» **WORK TO DO**: In the listing below, locate the lines that hold the string "document". Copy those lines.
━━━
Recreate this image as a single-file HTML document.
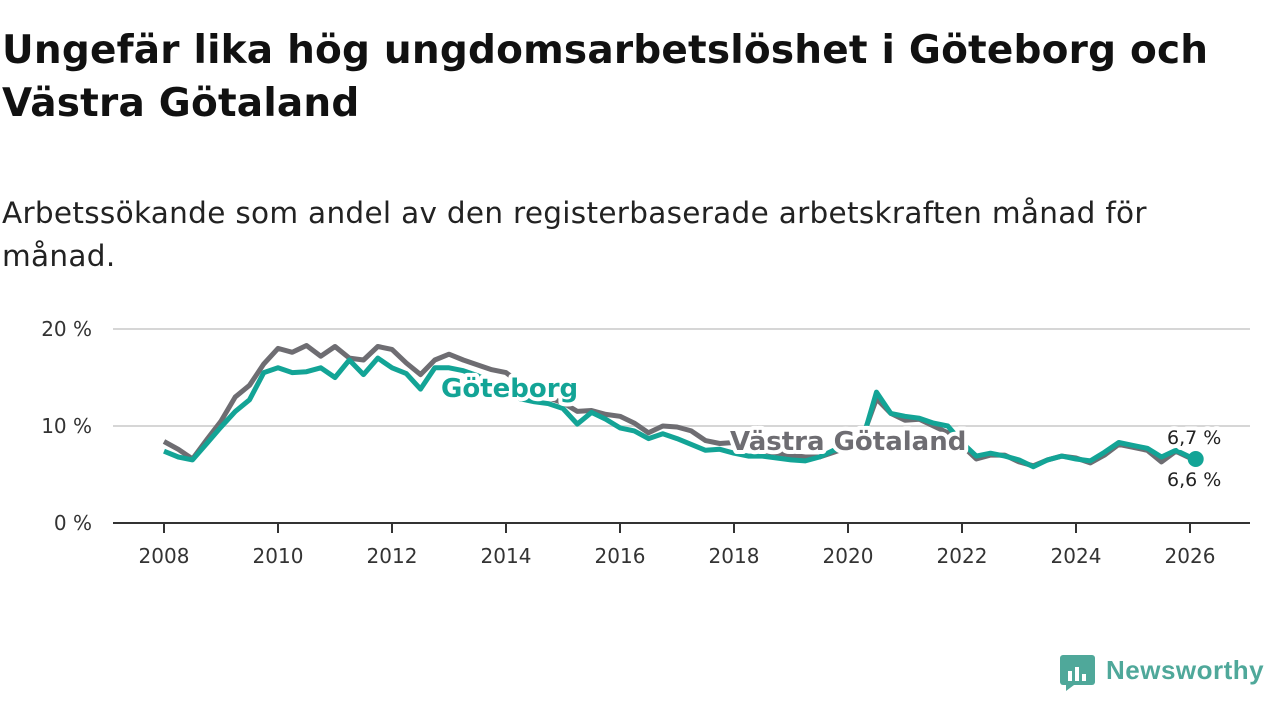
<!DOCTYPE html>
<html><head><meta charset="utf-8">
<style>
body{margin:0;width:1280px;height:720px;background:#fff;font-family:"DejaVu Sans","Liberation Sans",sans-serif;overflow:hidden;position:relative;color:#111}
h1{position:absolute;left:2px;top:24px;margin:0;font-size:39px;line-height:53px;font-weight:bold;width:1278px;white-space:nowrap;letter-spacing:0.2px}
.sub{position:absolute;left:2px;top:192px;margin:0;font-size:29.5px;line-height:43px;color:#222;width:1278px;white-space:nowrap;letter-spacing:0.3px}
svg{position:absolute;left:0;top:0}
</style></head><body>
<h1>Ungefär lika hög ungdomsarbetslöshet i Göteborg och<br>Västra Götaland</h1>
<p class="sub">Arbetssökande som andel av den registerbaserade arbetskraften månad för<br>månad.</p>
<svg id="chart" width="1280" height="720"></svg>
<div style="position:absolute;left:1060px;top:655px;width:220px;height:40px">
<svg width="35" height="36" style="left:0;top:0"><rect x="0" y="0" width="35" height="30" rx="3" fill="#4fa89a"/><path d="M6 30 L6 36 L14 30Z" fill="#4fa89a"/><rect x="8" y="16" width="4" height="10" fill="#fff"/><rect x="15" y="12" width="4" height="14" fill="#fff"/><rect x="22" y="19" width="4" height="7" fill="#fff"/></svg>
<span style="position:absolute;left:46px;top:0;font-size:26px;font-weight:bold;color:#4fa89a;font-family:'Liberation Sans',sans-serif;letter-spacing:0.5px">Newsworthy</span>
</div>
<script>
const dates=[2008,2008.25,2008.5,2008.75,2009,2009.25,2009.5,2009.75,2010,2010.25,2010.5,2010.75,2011,2011.25,2011.5,2011.75,2012,2012.25,2012.5,2012.75,2013,2013.25,2013.5,2013.75,2014,2014.25,2014.5,2014.75,2015,2015.25,2015.5,2015.75,2016,2016.25,2016.5,2016.75,2017,2017.25,2017.5,2017.75,2018,2018.25,2018.5,2018.75,2019,2019.25,2019.5,2019.75,2020,2020.25,2020.5,2020.75,2021,2021.25,2021.5,2021.75,2022,2022.25,2022.5,2022.75,2023,2023.25,2023.5,2023.75,2024,2024.25,2024.5,2024.75,2025,2025.25,2025.5,2025.75,2026,2026.1];
const vastraGotaland=[8.4,7.6,6.6,8.6,10.5,13.0,14.2,16.4,18.0,17.6,18.3,17.2,18.2,17.0,16.8,18.2,17.9,16.5,15.3,16.8,17.4,16.8,16.3,15.8,15.5,14.4,13.8,12.9,12.4,11.5,11.6,11.2,11.0,10.3,9.3,10.0,9.9,9.5,8.5,8.2,8.3,7.8,7.4,7.2,7.0,6.8,6.8,7.3,7.8,8.8,12.8,11.3,10.6,10.7,10.0,9.3,8.0,6.6,7.0,7.0,6.3,5.9,6.5,6.9,6.7,6.2,7.0,8.1,7.8,7.5,6.3,7.4,6.7,6.7];
const goteborg=[7.4,6.8,6.5,8.2,9.9,11.5,12.7,15.5,16.0,15.5,15.6,16.0,15.0,16.8,15.3,17.0,16.0,15.4,13.8,16.0,16.0,15.7,15.2,14.5,13.5,12.8,12.5,12.3,11.8,10.2,11.4,10.7,9.8,9.5,8.7,9.2,8.7,8.1,7.5,7.6,7.2,6.9,6.9,6.7,6.5,6.4,6.8,7.5,7.7,8.5,13.5,11.3,11.0,10.8,10.3,10.0,8.3,6.9,7.2,6.9,6.5,5.8,6.5,6.9,6.6,6.4,7.3,8.3,8.0,7.7,6.8,7.5,6.8,6.6];
const yTicks=[0,10,20];
const yTickLabels=["0 %","10 %","20 %"];
const xTicks=[2008,2010,2012,2014,2016,2018,2020,2022,2024,2026];
const NS="http://www.w3.org/2000/svg";
const svg=document.getElementById('chart');
const x=v=>164+(v-2008)*57;
const y=v=>523-v*9.7;
function mk(t,a,p){const e=document.createElementNS(NS,t);for(const k in a)e.setAttribute(k,a[k]);(p||svg).appendChild(e);return e;}
yTicks.forEach((t,i)=>{
 if(t>0){const g=mk('line',{x1:113,x2:1250,y1:y(t),y2:y(t),stroke:'#d6d6d6','stroke-width':2});
 
 }
 const l=mk('text',{x:92,y:y(t)+7,'text-anchor':'end','font-size':20,fill:'#333'});l.textContent=yTickLabels[i];
 
 
});
const ax=mk('line',{x1:113,x2:1250,y1:523,y2:523,stroke:'#333','stroke-width':2});


xTicks.forEach(t=>{
 mk('line',{x1:x(t),x2:x(t),y1:523,y2:533,stroke:'#333','stroke-width':2});
 const l=mk('text',{x:x(t),y:563,'text-anchor':'middle','font-size':20,fill:'#333'});l.textContent=t;
 
 
});
function line(vals,col,name){
 const d=vals.map((v,i)=>(i?'L':'M')+x(dates[i]).toFixed(1)+' '+y(v).toFixed(1)).join(' ');
 const p=mk('path',{d:d,fill:'none',stroke:col,'stroke-width':5,'stroke-linejoin':'round'});
 
 
}
line(vastraGotaland,'#6e6d72','line-vastra-gotaland');
line(goteborg,'#13a496','line-goteborg');
const n=dates.length-1;
const dot=mk('circle',{cx:x(dates[n]),cy:y(goteborg[n]),r:8,fill:'#13a496'});


function lab(txt,xx,yy,col,size,bold,name,halo){
 const t=mk('text',{x:xx,y:yy,'font-size':size,fill:col,'font-weight':bold?'bold':'normal'});
 if(halo){t.setAttribute('stroke','#fff');t.setAttribute('stroke-width',8);t.setAttribute('paint-order','stroke');t.setAttribute('stroke-linejoin','round');}
 t.textContent=txt;
 
 
}
lab('Göteborg',441,397,'#13a496',26,true,'label-goteborg',true);
lab('Västra Götaland',730,450,'#6e6d72',26,true,'label-vastra-gotaland',true);
lab('6,7 %',1167,444,'#222',19,false,'end-value-vastra-gotaland',true);
lab('6,6 %',1167,486,'#222',19,false,'end-value-goteborg',true);
</script>
</body></html>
━━━
» **RESPONSE**:
Recreate this image as a single-file HTML document.
const svg=document.getElementById('chart');
function mk(t,a,p){const e=document.createElementNS(NS,t);for(const k in a)e.setAttribute(k,a[k]);(p||svg).appendChild(e);return e;}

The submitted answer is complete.